After Un Peu, Hollander put Aksak Maboul on the backburner, growing his record label, Crammed Discs, which expounds a highly influential global vision of contemporary sound. He also played in the post-no wave band The Honeymoon Killers, an early collaboration with the singer Véronique Vincent. By the time Aksak Maboul completed their next record, 2014’s Ex-Futur Album, Vincent and Hollander were married and had raised kids together. Musically, she had become frontwoman to his backstage sonic mastermind, a transgressively familiar format they bring to the double album Figures.
At its best, Figures addresses a 21st century in which the misogyny of the 1960s lives on, finding new places to hide and new opportunities to rear its head. One of the few English-language songs, “Dramuscule,” features a parodic conversation between a Georges Perec-reading man and a submissive woman. The man describes himself as the woman’s “hero,” and the woman tells the man, “I drink up your words, and I swallow mine,” before she later leaves him or kills herself—the narrative ends indeterminately. Vincent seems to echo yé-yé tradition on “Spleenétique,” repeating the song’s name at the beginning of each verse in a playful chirp before adding a few nonsense words. Yet the title translates to the English “Splenetic,” and the next lines maintain the rageful momentum coiled beneath her upbeat tone: “Idling speed attack/Ire swells in me.”

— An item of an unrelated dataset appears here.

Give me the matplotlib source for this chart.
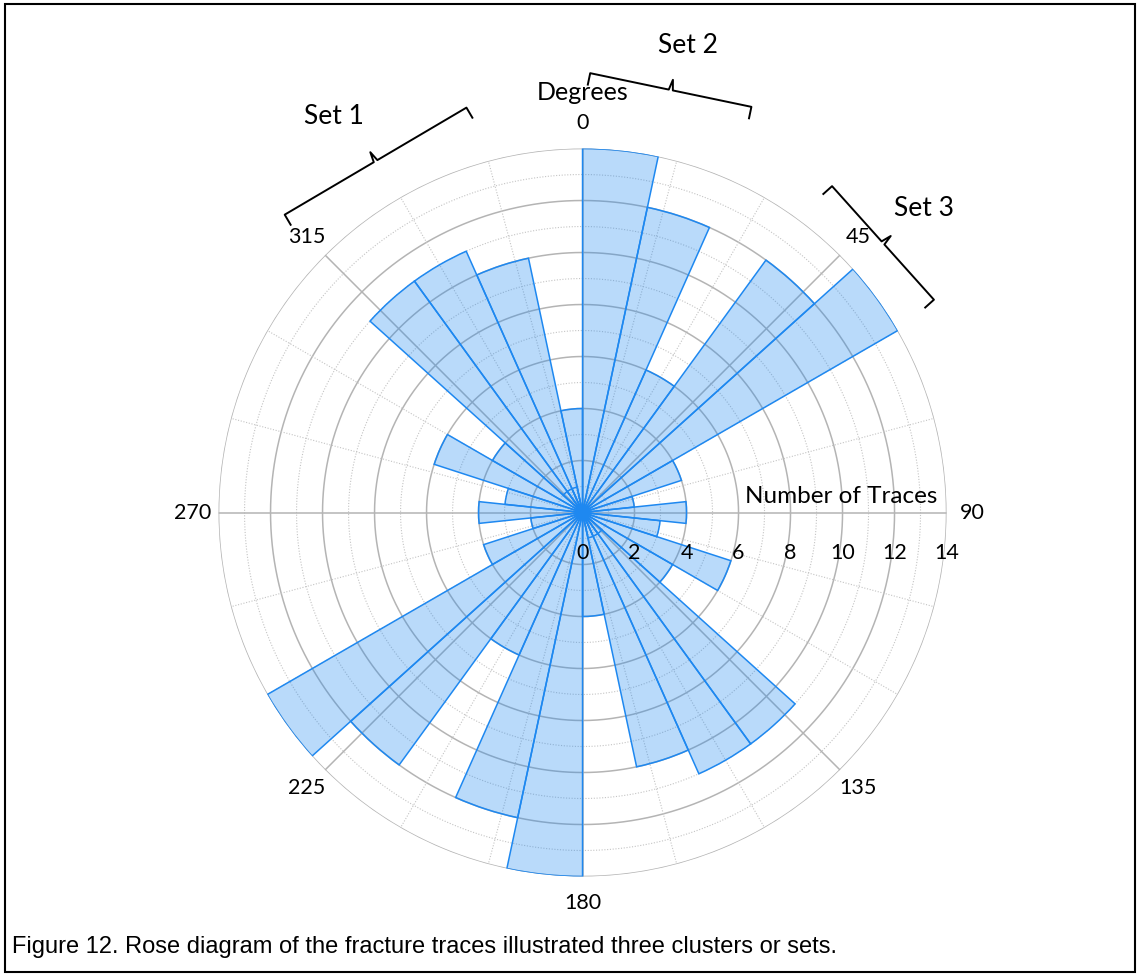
import numpy as np
import matplotlib
matplotlib.use('Agg')
import matplotlib.pyplot as plt
from matplotlib import font_manager
from matplotlib.colors import to_rgba
from matplotlib.patches import Rectangle

plt.rcParams['font.family'] = ['Lato', 'DejaVu Sans']

# trace counts per 12 degree azimuth bin, clockwise from north over 0-180;
# strikes are bidirectional so 180-360 repeats the same counts
bin_width = 12
half_counts = [14, 12, 6, 12, 14, 4, 2, 4, 3, 6, 4, 11, 11, 10, 4]
counts = half_counts + half_counts
# short base segments inside the set 1 bins
inner_bins = [11, 12, 13, 26, 27, 28]
inner_value = 1

ring_values = list(range(1, 15))
ring_labels = [0, 2, 4, 6, 8, 10, 12, 14]
spoke_angles = list(range(0, 360, 15))
angle_labels = list(range(0, 360, 45))

# fracture sets: (label, start angle, end angle, bracket radius, label angle, label radius)
sets = [
    ('Set 1', 315.0, 344.0, 16.2, 327.9, 18.0),
    ('Set 2', 1.0, 22.6, 16.9, 12.7, 18.4),
    ('Set 3', 37.4, 58.8, 15.8, 48.3, 17.6),
]

caption = 'Figure 12. Rose diagram of the fracture traces illustrated three clusters or sets.'

try:
    font_manager.findfont('Liberation Sans Narrow', fallback_to_default=False)
    caption_font, caption_size = 'Liberation Sans Narrow', 20
except ValueError:
    caption_font, caption_size = 'Liberation Sans', 17

edge_blue = '#1E88F0'
grid_gray = '#b4b4b4'
dot_gray = '#c4c4c4'


def draw_bracket(ax, theta0, theta1, r, hook=0.45, tip=0.4):
    t = np.deg2rad([theta0, theta1])
    p0 = np.array([r * np.sin(t[0]), r * np.cos(t[0])])
    p1 = np.array([r * np.sin(t[1]), r * np.cos(t[1])])
    mid = (p0 + p1) / 2
    out = mid / np.linalg.norm(mid)
    along = (p1 - p0) / np.linalg.norm(p1 - p0)
    # brace: hooks turned in at both ends, a narrow tip pointing out at the middle
    pts = np.array([p0 - out * hook, p0, mid - along * 0.08, mid + out * tip,
                    mid + along * 0.08, p1, p1 - out * hook])
    th = np.arctan2(pts[:, 0], pts[:, 1])
    rr = np.hypot(pts[:, 0], pts[:, 1])
    ax.plot(th, rr, color='black', lw=1.4, clip_on=False, solid_joinstyle='round', zorder=5)


fig = plt.figure(figsize=(11.4, 9.75), dpi=100)
ax = fig.add_axes([0.1917, 0.1010, 0.6386, 0.7467], projection='polar')
ax.set_theta_zero_location('N')
ax.set_theta_direction(-1)
ax.grid(False)
ax.set_xticks([])
ax.set_yticks([])
ax.spines['polar'].set_visible(False)

# rings: solid on even counts, dotted on odd
th = np.linspace(0, 2 * np.pi, 721)
for r in ring_values:
    if r % 2 == 0:
        ax.plot(th, np.full_like(th, r), color=grid_gray, lw=1.1, zorder=1)
    else:
        ax.plot(th, np.full_like(th, r), color=dot_gray, lw=0.8,
                linestyle=(0, (1, 1.5)), zorder=1)

# spokes: solid every 45 degrees, dotted in between
for a in spoke_angles:
    if a % 45 == 0:
        ax.plot([np.deg2rad(a)] * 2, [0, 14], color=grid_gray, lw=1.1, zorder=1)
    else:
        ax.plot([np.deg2rad(a)] * 2, [0, 14], color=dot_gray, lw=0.8,
                linestyle=(0, (1, 1.5)), zorder=1)

edges = np.arange(0, 360, bin_width)
centers = np.deg2rad(edges + bin_width / 2)
ax.bar(centers, counts, width=np.deg2rad(bin_width), bottom=0,
       facecolor=to_rgba(edge_blue, 0.31), edgecolor=edge_blue, lw=1.1, zorder=2)
ax.bar(centers[inner_bins], [inner_value] * len(inner_bins), width=np.deg2rad(bin_width),
       bottom=0, facecolor='none', edgecolor=edge_blue, lw=1.1, zorder=2)

# compass labels
for a in angle_labels:
    ax.text(np.deg2rad(a), 15, str(a), ha='center', va='center', fontsize=15.5)
ax.annotate('Degrees', xy=(0, 15), xytext=(0, 30), textcoords='offset pixels',
            ha='center', va='center', fontsize=18, annotation_clip=False)

# count labels along the east axis
for r in ring_labels:
    ax.annotate(str(r), xy=(np.pi / 2, r), xytext=(0, -40), textcoords='offset pixels',
                ha='center', va='center', fontsize=15.5, annotation_clip=False)
ax.annotate('Number of Traces', xy=(np.pi / 2, 13.65), xytext=(0, 16),
            textcoords='offset pixels', ha='right', va='center', fontsize=17.5,
            annotation_clip=False)

for label, a0, a1, rb, la, lr in sets:
    draw_bracket(ax, a0, a1, rb)
    ax.text(np.deg2rad(la), lr, label, ha='center', va='center', fontsize=19)

ax.set_rlim(0, 14)

fig.text(0.0105, 1 - 947 / 975, caption, family=caption_font, fontsize=caption_size,
         ha='left', va='center')
fig.add_artist(Rectangle((0.004, 0.003), 0.992, 0.993, transform=fig.transFigure,
                         fill=False, edgecolor='black', lw=1.5))

fig.savefig('out.png', dpi=100)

The conflict between words and music reflects the album’s gender battles. Though Hollander composed most of the music, Vincent wrote all of the lyrics, and her musings are often self-reflective. “La musique et les lettres,” she sings on a track near the end, her next line translating into English as, “Words have ensnared me.”
While the album’s hour-plus runtime is full of fragments and found sounds, Figures is most cohesive when it serves as a stage for Vincent’s writing. Hollander layers his restless electronic tracks with woodwinds, programmed beats, electric guitar, and runs of jazz piano, but the album lacks the surprising juxtapositions that mark Aksak Maboul’s early work, its relative smoothness often giving the impression that Figures’ arrangements are settings for words and voice.
Non-French speakers may find it difficult to appreciate the quality of Vincent as writer and chanteuse. Of course, listeners across the world are alienated by the tyranny of Anglophone songs, and Aksak Maboul’s musical vocabulary is admirably worldwide. Figures is both musique and lettre, male and female, and it rejects a whole bunch of tyrannies in the course of proving its point.